On 29 July, he was appointed a flight commander with the temporary rank of captain, taking command of "A" Flight. On 1 August, Saunders vanquished one of the new Fokker D.VIIs, sending it out of control over Bapaume. A week later, it was the turn of a German reconnaissance two-seater to fall out of control over Chaulnes. The next day, 9 August 1918, Saunders shot down two Fokker D.VIIs.

On 3 August 1918, he was awarded the Distinguished Flying Cross. His citation read:
Lieutenant Alfred William Saunders.
"A gallant and determined officer whose fighting spirit and enthusiasm has been a splendid example to his squadron. On one occasion whilst leading his formation of six machines, he attacked six enemy aeroplanes. Diving from 11,000 to 3,000 feet, he singled out a group of three, and shot down one. He then engaged the other two, which in their endeavour to get away collided and crashed."

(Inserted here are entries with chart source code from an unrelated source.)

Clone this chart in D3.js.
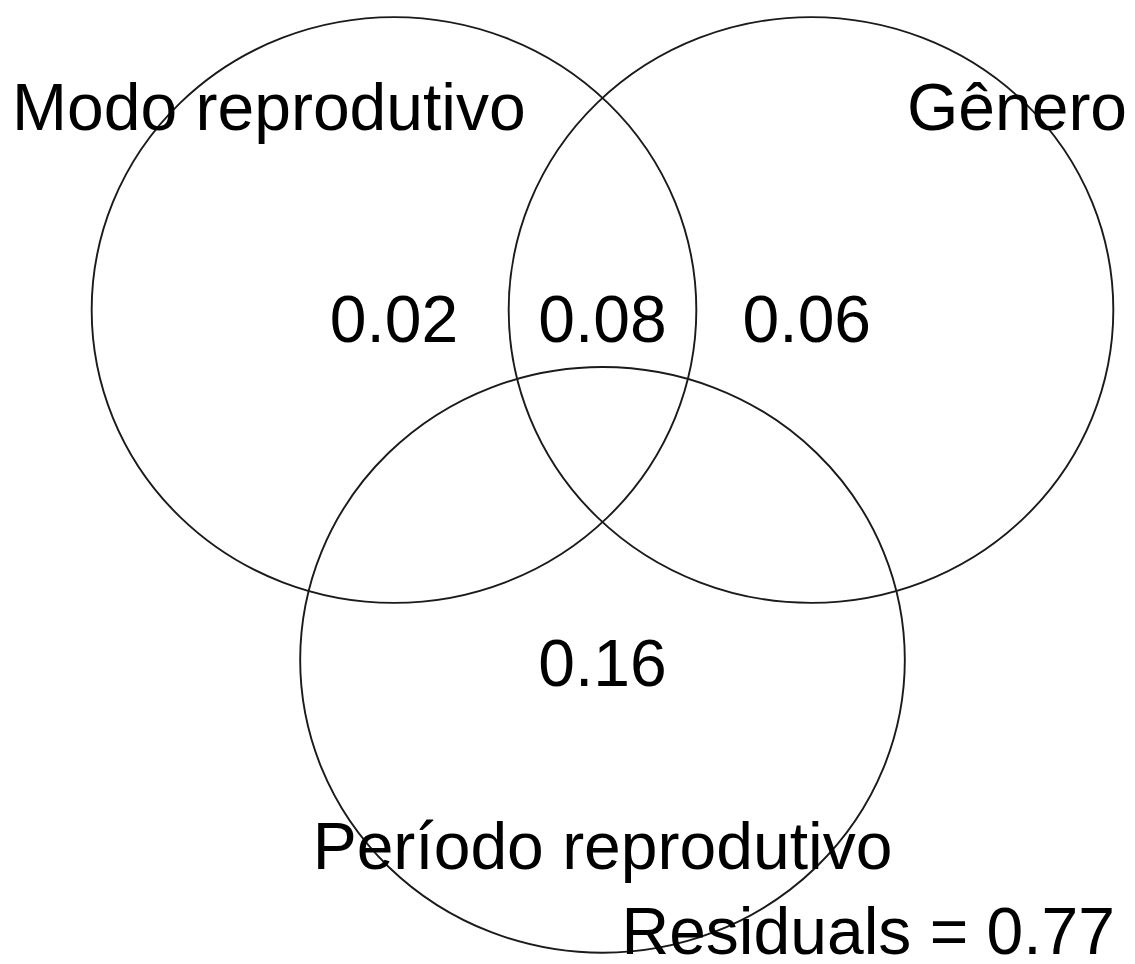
<!DOCTYPE html>
<html>
<head>
<meta charset="utf-8">
<script src="https://cdn.jsdelivr.net/npm/d3@7"></script>
<style>
  html, body { margin: 0; padding: 0; background: #fff; }
  svg { display: block; }
  text { font-family: "Liberation Sans", Arial, sans-serif; fill: #000; }
</style>
</head>
<body>
<svg id="chart" width="1135" height="964"></svg>
<script>
// ---- data ----
const setNames = ["Modo reprodutivo", "Gênero", "Período reprodutivo"];
const fractionLabels = ["0.02", "0.08", "0.06", "0.16"];
const residualValue = 0.77;

// ---- layout (vegan showvarparts geometry, data units) ----
const circleCenters = [[0, 0], [1, 0], [0.5, -Math.sqrt(3 / 4)]];
const radius = 0.725;
const fractionPos = [[0.0, -0.02], [0.5, -0.02], [0.99, -0.02], [0.5, -0.871]];
const setLabelPos = [[-0.30, 0.505], [1.494, 0.505], [0.5, -1.324]];
const residualPos = [1.729, -1.535];

const svg = d3.select("#chart");
const x = d3.scaleLinear().domain([0, 1]).range([394, 811]);
const y = d3.scaleLinear().domain([0, 1]).range([310, -94]);
const fs = 66;
const capShift = 0.358 * fs;

svg.append("rect").attr("width", 1135).attr("height", 964).attr("fill", "#fff");

svg.selectAll("ellipse.set")
  .data(circleCenters)
  .join("ellipse")
  .attr("class", "set")
  .attr("cx", d => x(d[0]))
  .attr("cy", d => y(d[1]))
  .attr("rx", x(radius) - x(0))
  .attr("ry", y(0) - y(radius))
  .attr("fill", "none")
  .attr("stroke", "#1a1a1a")
  .attr("stroke-width", 1.9);

svg.selectAll("text.frac")
  .data(fractionLabels)
  .join("text")
  .attr("class", "frac")
  .attr("x", (d, i) => x(fractionPos[i][0]))
  .attr("y", (d, i) => y(fractionPos[i][1]) + capShift)
  .attr("text-anchor", "middle")
  .attr("font-size", fs)
  .text(d => d);

svg.selectAll("text.setlab")
  .data(setNames)
  .join("text")
  .attr("class", "setlab")
  .attr("x", (d, i) => x(setLabelPos[i][0]))
  .attr("y", (d, i) => y(setLabelPos[i][1]) + capShift)
  .attr("text-anchor", "middle")
  .attr("font-size", fs)
  .text(d => d);

svg.append("text")
  .attr("x", x(residualPos[0]))
  .attr("y", y(residualPos[1]) + capShift)
  .attr("text-anchor", "end")
  .attr("font-size", fs)
  .text("Residuals = " + residualValue.toFixed(2));
</script>
</body>
</html>
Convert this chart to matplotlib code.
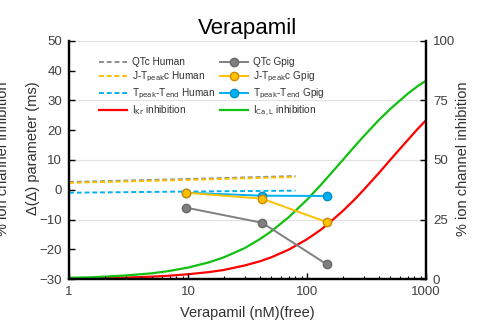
import matplotlib
matplotlib.use("Agg")
import matplotlib.pyplot as plt
from matplotlib.ticker import NullFormatter

plt.rcParams['font.family'] = ['Liberation Sans', 'DejaVu Sans']

# human model (dashed), concentration in nM
human_conc = [1, 10, 80]
qtc_human = [2.6, 3.6, 4.6]
jtpc_human = [2.3, 3.3, 4.3]
tpte_human = [-1.0, -0.6, -0.3]

# guinea pig measurements
gpig_conc = [9.6, 42, 147]
qtc_gpig = [-6.0, -11.1, -25.1]
jtpc_gpig = [-1.0, -3.0, -10.9]
tpte_gpig = [-1.0, -2.0, -2.1]

# channel block (% inhibition)
block_conc = [1, 1.5, 2, 3, 5, 7, 10, 15, 20, 30, 40, 50, 70, 100, 130, 150,
              200, 250, 300, 400, 500, 700, 850, 1000]
ikr_block = [0.2, 0.3, 0.4, 0.6, 1.0, 1.4, 2.0, 2.9, 3.8, 5.7, 7.4, 9.1, 12.3,
             16.7, 20.6, 23.1, 28.6, 33.3, 37.5, 44.4, 50.0, 58.3, 63.0, 66.7]
ical_block = [0.5, 0.7, 1.0, 1.5, 2.4, 3.4, 4.8, 7.0, 9.1, 13.0, 16.7, 20.0,
              25.9, 33.3, 39.4, 42.9, 50.0, 55.6, 60.0, 66.7, 71.4, 77.8,
              81.0, 83.3]

grey = '#7f7f7f'
yellow = '#ffc000'
blue = '#00b0f0'
red = '#ff0000'
green = '#11c011'
tick_col = '#404040'

fig = plt.figure(figsize=(4.87, 3.23), dpi=100)
ax = fig.add_axes([0.1417, 0.1362, 0.733, 0.7369])
ax2 = ax.twinx()
ax2.set_zorder(0)
ax.set_zorder(1)
ax.patch.set_visible(False)

# inhibition curves on right axis
l_ikr, = ax2.plot(block_conc, ikr_block, color=red, lw=1.6)
l_ical, = ax2.plot(block_conc, ical_block, color=green, lw=1.6)

dash = (0, (2.5, 1.5))
l1, = ax.plot(human_conc, qtc_human, color='#8c8c8c', lw=1.4, ls=dash)
l2, = ax.plot(human_conc, jtpc_human, color=yellow, lw=1.4, ls=dash)
l3, = ax.plot(human_conc, tpte_human, color=blue, lw=1.4, ls=dash)
l4, = ax.plot(gpig_conc, qtc_gpig, color=grey, lw=1.4, marker='o', ms=6,
              mec='#6a6a6a')
l6, = ax.plot(gpig_conc, tpte_gpig, color=blue, lw=1.4, marker='o', ms=6,
              mec='#0090c8')
l5, = ax.plot(gpig_conc, jtpc_gpig, color=yellow, lw=1.4, marker='o', ms=6,
              mec='#d08a00')

ax.set_xscale('log')
ax.set_xlim(1, 1000)
ax.set_ylim(-30, 50)
ax2.set_ylim(0, 100)
ax.set_yticks(range(-30, 51, 10))
ax2.set_yticks([0, 25, 50, 75, 100])
ax.set_xticks([1, 10, 100, 1000])
ax.set_xticklabels(['1', '10', '100', '1000'])
ax.xaxis.set_minor_formatter(NullFormatter())

ax2.grid(True, axis='y', color='#e2e2e2', lw=0.9)
ax2.grid(True, axis='x', which='both', color='#ececec', lw=0.8)

for a in (ax, ax2):
    a.spines['top'].set_visible(False)
    for s in ('left', 'right', 'bottom'):
        a.spines[s].set_linewidth(1.6)
        a.spines[s].set_color('black')
    a.tick_params(direction='in', labelsize=9.5, labelcolor=tick_col,
                  length=4, width=1.0, pad=5)
    a.tick_params(which='minor', direction='in', length=2.5, width=0.8)

ax.set_xlabel('Verapamil (nM)(free)', fontsize=10.5, color='#303030', labelpad=6)
ax.set_title('Verapamil', fontsize=16, pad=5)
fig.text(0.068, 0.54, 'Δ(Δ) parameter (ms)', rotation=90, fontsize=10.5,
         color='#303030', ha='center', va='center')
fig.text(0.006, 0.51, '% ion channel inhibition', rotation=90, fontsize=10.5,
         color='#303030', ha='center', va='center')
fig.text(0.951, 0.51, '% ion channel inhibition', rotation=90, fontsize=10.5,
         color='#303030', ha='center', va='center')

handles = [l1, l2, l3, l_ikr, l4, l5, l6, l_ical]
labels = ['QTc Human', r'J-T$_{\mathrm{peak}}$c Human',
          r'T$_{\mathrm{peak}}$-T$_{\mathrm{end}}$ Human',
          r'I$_{\mathrm{Kr}}$ inhibition',
          'QTc Gpig', r'J-T$_{\mathrm{peak}}$c Gpig',
          r'T$_{\mathrm{peak}}$-T$_{\mathrm{end}}$ Gpig',
          r'I$_{\mathrm{Ca,L}}$ inhibition']
leg = ax.legend(handles, labels, ncol=2, loc='upper left',
                bbox_to_anchor=(0.06, 0.97), frameon=False, fontsize=7.2,
                handlelength=2.8, handletextpad=0.45, columnspacing=0.5,
                labelspacing=0.25)
for t in leg.get_texts():
    t.set_color('#303030')

fig.savefig('out.png', dpi=100)
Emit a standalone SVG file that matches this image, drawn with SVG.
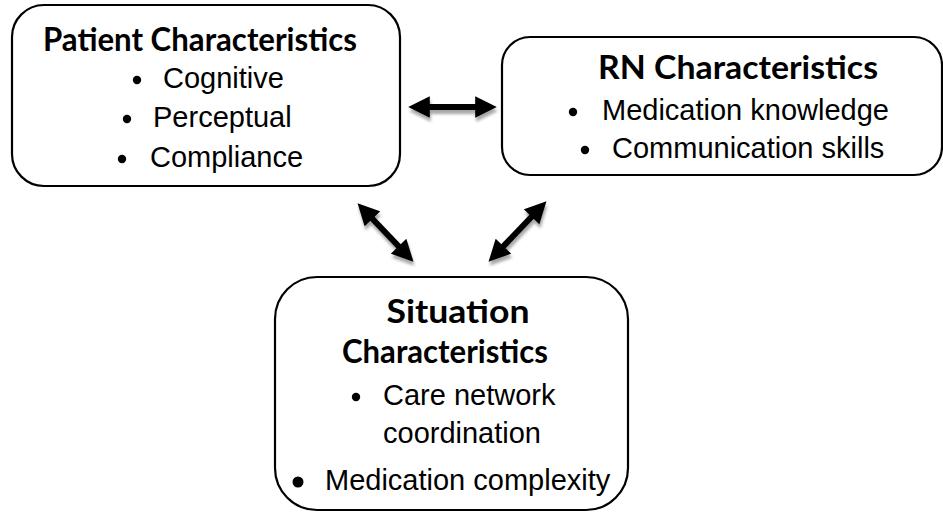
<svg xmlns="http://www.w3.org/2000/svg" width="943" height="512" viewBox="0 0 943 512">
<defs>
<style>
.box{fill:#fff;stroke:#000;stroke-width:2.2}
.title{font-family:Lato,"Open Sans",sans-serif;font-weight:bold;font-size:32px;fill:#000;text-anchor:middle}
.item{font-family:"Liberation Sans",Arial,sans-serif;font-size:29px;fill:#000}
.conn{stroke:#000;stroke-width:6;fill:none;marker-start:url(#ah);marker-end:url(#ah)}
</style>
<marker id="ah" viewBox="0 0 10 10" refX="5" refY="5" markerWidth="3.8" markerHeight="3.6" orient="auto-start-reverse" markerUnits="strokeWidth">
<path d="M0,0 L10,5 L0,10 Z" fill="#000"/>
</marker>
<filter id="sh" x="-20%" y="-20%" width="140%" height="160%">
<feDropShadow dx="1" dy="4" stdDeviation="1.5" flood-color="#000" flood-opacity="0.35"/>
</filter>
</defs>
<g id="connectors" filter="url(#sh)">
<path class="conn" d="M419,107 L486,107"/>
<path class="conn" d="M365,211 L406,254"/>
<path class="conn" d="M539,209 L496,254"/>
</g>
<g id="patient">
<rect class="box" x="12" y="5" width="388" height="181" rx="32"/>
<text class="title" x="200" y="51" textLength="314" lengthAdjust="spacingAndGlyphs">Patient Characteristics</text>
<circle cx="137" cy="80" r="4.2"/>
<text class="item" x="163" y="88">Cognitive</text>
<circle cx="127" cy="119" r="4.2"/>
<text class="item" x="153" y="127">Perceptual</text>
<circle cx="122" cy="159" r="4.2"/>
<text class="item" x="150" y="167">Compliance</text>
</g>
<g id="rn">
<rect class="box" x="502" y="37" width="440" height="138" rx="28"/>
<text class="title" x="738" y="79" textLength="280" lengthAdjust="spacingAndGlyphs">RN Characteristics</text>
<circle cx="573" cy="112" r="4.2"/>
<text class="item" x="602" y="120">Medication knowledge</text>
<circle cx="585" cy="150" r="4.2"/>
<text class="item" x="612" y="158">Communication skills</text>
</g>
<g id="situation">
<rect class="box" x="275" y="277" width="353" height="233" rx="42"/>
<text class="title" x="458" y="323" font-size="34" textLength="143" lengthAdjust="spacingAndGlyphs">Situation</text>
<text class="title" x="445" y="363" textLength="206" lengthAdjust="spacingAndGlyphs">Characteristics</text>
<circle cx="356" cy="397" r="4.2"/>
<text class="item" x="383" y="405">Care network</text>
<text class="item" x="383" y="443">coordination</text>
<circle cx="298" cy="482" r="5.5"/>
<text class="item" x="325" y="490">Medication complexity</text>
</g>
</svg>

===List of aerial victories===

Combat record
| No. | Date/Time | Aircraft/ Serial No. | Opponent | Result | Location | Notes |
| 1 | 10 May 1918 @ 1735 | S.E.5a (C5450) | Pfalz D.III | Destroyed | Bapaume—Péronne |  |
| 2 | 16 May 1918 @ 1615 | S.E.5a (C5450) | Albatros D.V | Destroyed | Beaulencourt |  |
| 3 | 23 May 1918 @ 0550 | S.E.5a (B137) | Albatros D.V | Destroyed | Fricourt | Shared with Captain James Belgrave. |
| 4 | 9 June 1918 @ 1045–1050 | S.E.5a (B137) | Hannover C | Destroyed in flames | Arras | Shared with Captain James Belgrave. |
| 5 | Hannover C | Out of control |
| 6 | 2 July 1918 @ 1045–1050 | S.E.5a (E1279) | Pfalz D.III | Destroyed | Villers-Bretonneux |  |
| 7 | Pfalz D.III | Destroyed | Bois de Pierret |  |
| 8 | Pfalz D.III | Destroyed |  |
| 9 | 1 August 1918 @ 2020 | S.E.5a (E3916) | Fokker D.VII | Out of control | Bapaume |  |
| 10 | 8 August 1918 @ 1315 | S.E.5a (E3916) | C | Out of control | Chaulnes |  |
| 11 | 9 August 1918 @ 1545–1547 | S.E.5a (E3916) | Fokker D.VII | Destroyed | Chaulnes |  |
| 12 | Fokker D.VII | Destroyed | Nesle |  |

==Post-war career==
Saunders was transferred to the RAF's unemployed list on 31 October 1919, but was granted a short service commission with the rank of flying officer on 12 December. He eventually relinquished his commission in the Royal Field Artillery on 1 April 1920. On 5 February 1923, he was transferred to the Reserve of Air Force Officers (Class "A"). On 16 December 1924, he then transferred to the "Class C" Reserves. On 5 February 1927, he relinquished his commission upon completion of service.

On 22 May 1930 Saunders was giving passenger flights in Te Awamutu, New Zealand, when his de Havilland Gipsy Moth went into a tail spin and crashed, killing his passenger instantly, while Saunders died from his injuries later.